Amanda Fung reports:
Some question how Transit Wireless will recoup all the money it has to spend on building the network. While it will be technically challenging to wire the stations, once a network is set up and operational, the success of it is riding on the wireless carriers’ participation. Carriers will have to determine if offering cell phone service on the subway platforms and stairwells will generate more revenue per user or reduce churn rate, analysts said…
A spokesman for Sprint Nextel said the company will review the fees and determine if it makes sense for the company to participate.
Verizon Wireless and T-Mobile would not comment on their plans.
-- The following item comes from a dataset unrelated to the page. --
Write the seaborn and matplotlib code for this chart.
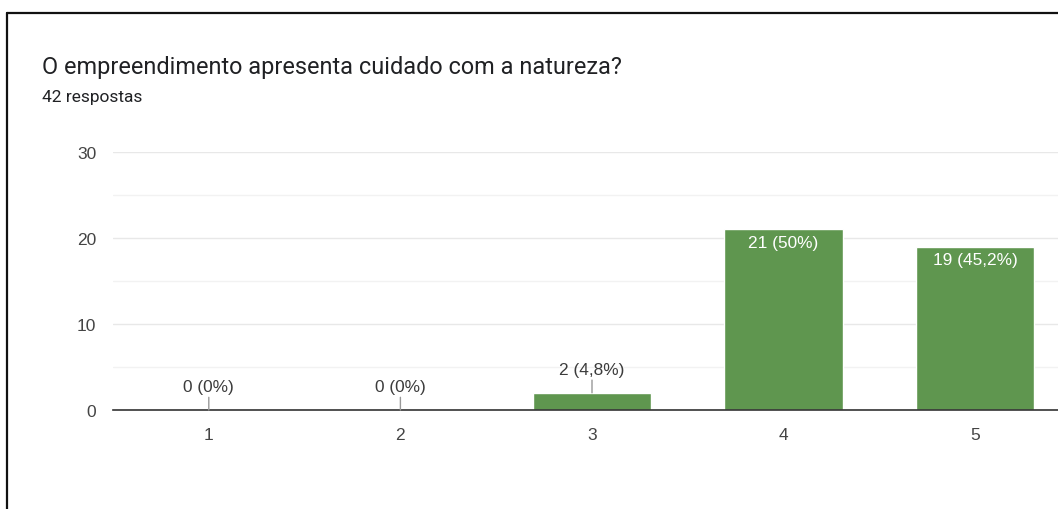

AT&T Wireless, which led a competing consortium made up of the other major carriers, declined to comment because it said the MTA had not informed the company of its decision.
Supposedly, Transit Wireless has already fielded inquiries from at least one wireless provider, but without AT&T on board, the MTA’s and Transit Wireless’ plan will lose much of it luster. Right now, AT&T, Verizon and T-Mobile duke it for the top spots. If AT&T users — including those using the iPhone — can’t take advantage of the system, you’ll end up with a poor excuse for a cellular system.
For a comparison there, look no further than Washington, D.C. When I lived in D.C. from August 2005 until June 2006, I could never use my then-Cingular/now-AT&T cell phone in the Metro because AT&T hadn’t opted to sign on to the service terms for underground signal retransmission. To tell you the truth, I wasn’t missing much.
This Holy Grail of subway cell service may just end up as another idea that sounded good on paper but didn’t work out economically. If the carriers don’t sign on, kiss that late-night underground phone call good bye.